P03 Features from future information

Should you use future events or not?
Solution:
In general, you shouldn’t use information from the future. When you’re using models like this in a real-world scenario you won’t have data from the future. Your model’s score will likely be higher when training and testing on historical data, but it will overestimate the performance on real data.
I should note that using future data will improve the score on Kaggle competition test data, but avoid it when building machine learning products.
The data is inactruate

P04 Time since last event

Hint: Try using the .diff() method on a time series.

def time_diff(series):
    """Returns a series with the time since the last timestamp in seconds."""
    return series.diff().dt.total_seconds()
timedeltas = clicks.groupby('ip')['click_time'].transform(time_diff)
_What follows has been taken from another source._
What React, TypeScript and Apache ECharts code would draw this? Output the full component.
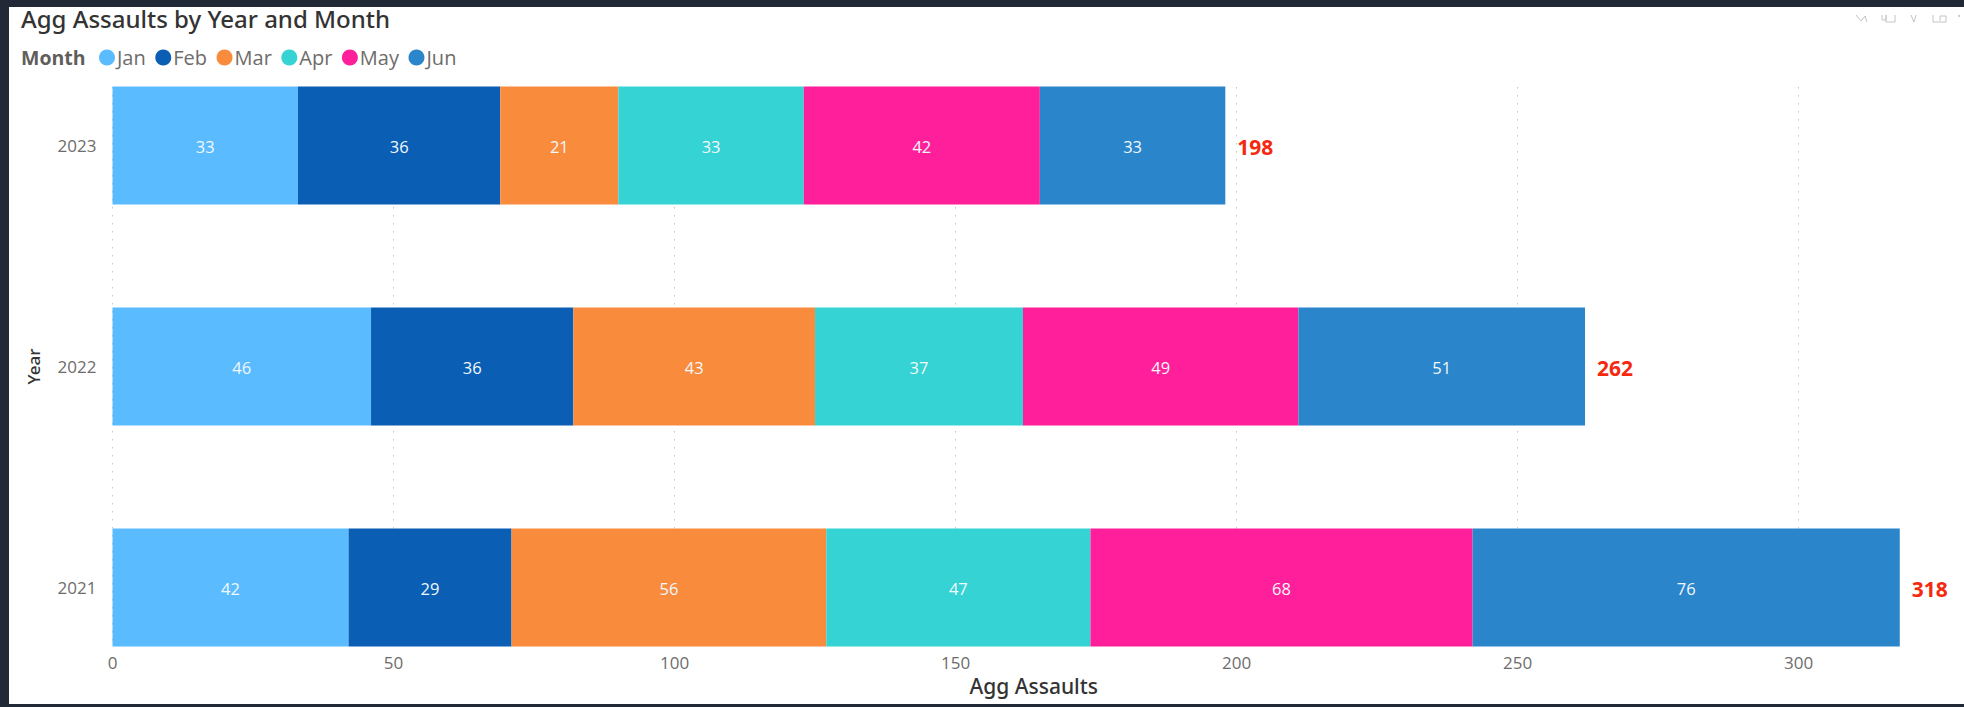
import React, { useEffect, useRef } from "react";
import * as echarts from "echarts";

const years = ["2021", "2022", "2023"];
const months = ["Jan", "Feb", "Mar", "Apr", "May", "Jun"];
const jan = [42, 46, 33];
const feb = [29, 36, 36];
const mar = [56, 43, 21];
const apr = [47, 37, 33];
const may = [68, 49, 42];
const jun = [76, 51, 33];
const totals = [318, 262, 198];
const colors = ["#5ABBFF", "#0A5EB4", "#F98B3C", "#35D3D4", "#FF1F9A", "#2A85CB"];
const FONT = "'Open Sans', sans-serif";
const TITLE_FONT = "'Noto Sans', sans-serif";
const ICON = { stroke: "#C4C4C4", lineWidth: 1, fill: "none" };

export default function App() {
  const ref = useRef<HTMLDivElement>(null);
  useEffect(() => {
    document.body.style.margin = "0";
    const chart = echarts.init(ref.current!, null, { renderer: "svg" });
    const values = [jan, feb, mar, apr, may, jun];
    const monthSeries = months.map((m, i) => ({
      name: m,
      type: "bar",
      stack: "total",
      barWidth: 118,
      xAxisIndex: 0,
      yAxisIndex: 0,
      itemStyle: { color: colors[i] },
      label: {
        show: true,
        position: "inside",
        color: "#F2F8FC",
        fontFamily: FONT,
        fontSize: 16.5,
        offset: [0, 1],
      },
      data: values[i],
    }));
    const totalSeries = {
      name: "Total",
      type: "bar",
      stack: "total",
      barWidth: 118,
      xAxisIndex: 0,
      yAxisIndex: 0,
      itemStyle: { color: "transparent" },
      label: {
        show: true,
        position: "right",
        distance: 12,
        offset: [0, 1],
        color: "#F5290F",
        fontFamily: FONT,
        fontWeight: "bold",
        fontSize: 21,
        formatter: (p: any) => String(totals[p.dataIndex]),
      },
      data: totals.map(() => 0),
    };
    chart.setOption({
      animation: false,
      backgroundColor: "#212936",
      title: [
        {
          text: "Agg Assaults by Year and Month",
          left: 16,
          top: 1,
          textStyle: { fontFamily: TITLE_FONT, fontSize: 24, fontWeight: 500, color: "#333333" },
        },
        {
          text: "Month",
          left: 16,
          top: 42,
          textStyle: { fontFamily: FONT, fontSize: 19.5, fontWeight: "bold", color: "#605E5C" },
        },
      ],
      legend: {
        data: months,
        left: 94,
        top: 42.5,
        icon: "circle",
        itemWidth: 16,
        itemHeight: 16,
        itemGap: 9.5,
        textStyle: { fontFamily: FONT, fontSize: 20, color: "#6E6C6A", padding: [0, 0, 0, -3] },
      },
      grid: [
        { left: 112.5, top: 35, width: 1798.5, height: 663 },
        { left: 112.5, top: 87, width: 1798.5, height: 559 },
      ],
      xAxis: [
        { type: "value", gridIndex: 0, min: 0, max: 320, show: false },
        {
          type: "value",
          gridIndex: 1,
          min: 0,
          max: 320,
          interval: 50,
          axisLine: { show: false },
          axisTick: { show: false },
          axisLabel: { color: "#6E6C6A", fontFamily: FONT, fontSize: 17, margin: 8, showMaxLabel: false },
          splitLine: { show: true, showMaxLine: false, lineStyle: { color: "#C8C6C4", type: [1.5, 6.5], width: 1 } },
          name: "Agg Assaults",
          nameLocation: "middle",
          nameGap: 29,
          nameTextStyle: { color: "#333333", fontFamily: TITLE_FONT, fontSize: 21, fontWeight: 500, padding: [0, 0, 0, 44] },
        },
      ],
      yAxis: [
        {
          type: "category",
          gridIndex: 0,
          data: years,
          axisLine: { show: false },
          axisTick: { show: false },
          axisLabel: { color: "#6E6C6A", fontFamily: FONT, fontSize: 17, margin: 16 },
          name: "Year",
          nameLocation: "middle",
          nameGap: 71,
          nameTextStyle: { color: "#333333", fontFamily: TITLE_FONT, fontSize: 17, fontWeight: 500 },
        },
        { type: "value", gridIndex: 1, min: 0, max: 1, show: false },
      ],
      graphic: [
        { type: "rect", z: -10, silent: true, shape: { x: 9, y: 7, width: 1955, height: 697 }, style: { fill: "#FFFFFF" } },
        { type: "polyline", silent: true, shape: { points: [[1856, 15], [1861, 21], [1865, 16], [1867, 22]] }, style: ICON },
        { type: "polyline", silent: true, shape: { points: [[1882, 15], [1882, 20], [1886, 20], [1886, 15], [1886, 22], [1895, 22], [1895, 15]] }, style: ICON },
        { type: "polyline", silent: true, shape: { points: [[1911, 15], [1914, 22], [1916, 15]] }, style: ICON },
        { type: "polyline", silent: true, shape: { points: [[1933, 15], [1933, 22], [1946, 22], [1946, 16], [1940, 16], [1940, 21]] }, style: ICON },
        { type: "circle", silent: true, shape: { cx: 1959, cy: 16, r: 1 }, style: { fill: "#C4C4C4" } },
      ],
      series: [...monthSeries, totalSeries],
    });
    return () => chart.dispose();
  }, []);
  return <div ref={ref} style={{ width: 1964, height: 707 }} />;
}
P05 Number of previous app downloads

Hint:
Here you want a window that always starts at the first row but expands as you get further in the data.
You can use the .expanding methods for this.
Also, the current row is included in the window, so you’ll need to subtract that off as well

def previous_attributions(series):
    """Returns a series with the number of times an app has been downloaded."""
        # Subtracting raw values so I don't count the current event
        sums = series.expanding(min_periods=2).sum() - series
        return sums

P06 Tree-based vs Neural Network Models

Solution:
The features themselves will work for either model. However, numerical inputs to neural networks need to be standardized first. That is, the features need to be scaled such that they have 0 mean and a standard deviation of 1. This can be done using sklearn.preprocessing.StandardScaler.